On Friday 23 August 2002 05:30 am, Thor Sigvaldason wrote:
> All,
>
> 	I've spent the last 4 or 5 days trying to figure out a workable way to
> burn disc's of video content from MythTV. I have cobbled together some code
> to do it, but it's far from ready for primetime.
>
> 	So .... before I fold anything back into the tree, some thoughts/questions
> for open discussion:
>
> 	1. To burn a VCD and/or SVCD compliant disc (ie. something yu can stick in
> another computer, stand-alone DVD player, etc), the machine will need
> processor time. The former requires strict MPEG-1 (video) compliance, and
> needs specific resolutions (NTSC or PAL) to be compliant. The latter also
> requires adherence to standards (MPEG-2) that demand even more processing
> time.
>
> 	2. The tools to do this are all readily available. In particular, the
> mpegenc program from the mjpegtools effort will swallow a myth-style
> Nupple-encoded stream and spit out a compliant mpeg-1 or mpeg-2 (for VCD or
> SVCD) stream.

Well, they'll have to be modified -- the original Nuppelvideo didn't compress 
the audio, used a different version of rtjpeg.  Oh, and didn't use mpeg4 as 
an option, either =)  But, yes, the framework's there, and those should be 
relatively minor changes to the existing tools to get them to grok the 
changes.

> 	3. Compliance is not the problem. CPU time is the problem. The logic of
> "Fix Scheduling Conflicts" gets a heck of a lot more complicated when you
> need to allocate CPU time to re-encode content/burn discs. Do you want to
> not record a program because the CPU needs time to encode something you
> (Nuppel) recorded two weeks ago?

Obviously, recording something _should_ be more important than reencoding.  Do 
you think that spawning off a re-encode process reniced to lowest priority 
would impact a recording that much?  I'm thinking the biggest impact is going 
to be to harddrive speed, and that can be fairly easily fixed by limiting the 
reencode process to a certain number of frames/sec or whatnot.

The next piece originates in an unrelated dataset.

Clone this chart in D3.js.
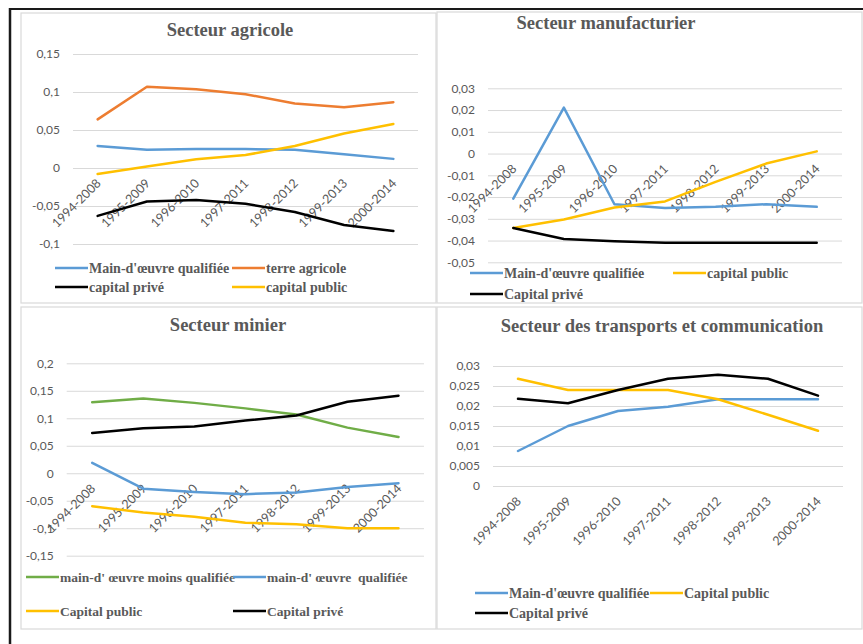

> 	4. One workaround would be to be build a nice web interface to the Myth
> mysql system, and let all encoding/disc-burning happen on another machine.
> That's nice for performance, but greatly hinders end-user simplicity.

Heh, actually, someone started working on a web interface to the scheduler 
(which would be nice to have).  Of course, he's since stopped and I'm left 
with some half working php.  Would anyone be interested in working with me to 
finish it up?  I just basically need someone with a little more php knowledge 
than me (ie, more than none), and the ability to make it look halfway decent.  
Or any other of the common scripting languages, just the existing code 
(displays a static program grid) is in php.

> 	5. Another option would be to let users burn well identified
> "multi-session" CD's that just contain the raw Nuppel-codec'd video. You'd
> need 1-2 discs per half hour, so the whole thing would be more like an
> offline backup and restore operation than a "watch from disc" way of
> operating.

Yeah, that's kind of a waste of CDs, really.

> 	The knee jerk reaction is, of course, to allow all of the above. But, if
> Myth is ever (eventually) going to get taken seriously, then the end-user
> options need to be constrained. This is not about power hacking, it's about
> controlling streaming media with a remote that only has 20 or so buttons.

'zactly.

> 	I am happy to work on the logic that would extend mythfrontend to the
> point where it understands its computational (as well as time slot)
> constraints, but I'm interested in feedback w.r.t whether this is a good
> idea before I plunge in.

If you think it's needed, go for it, but I'd think testing a secondary encode 
process appropriately rate-limited and re-niced would be the way to go first.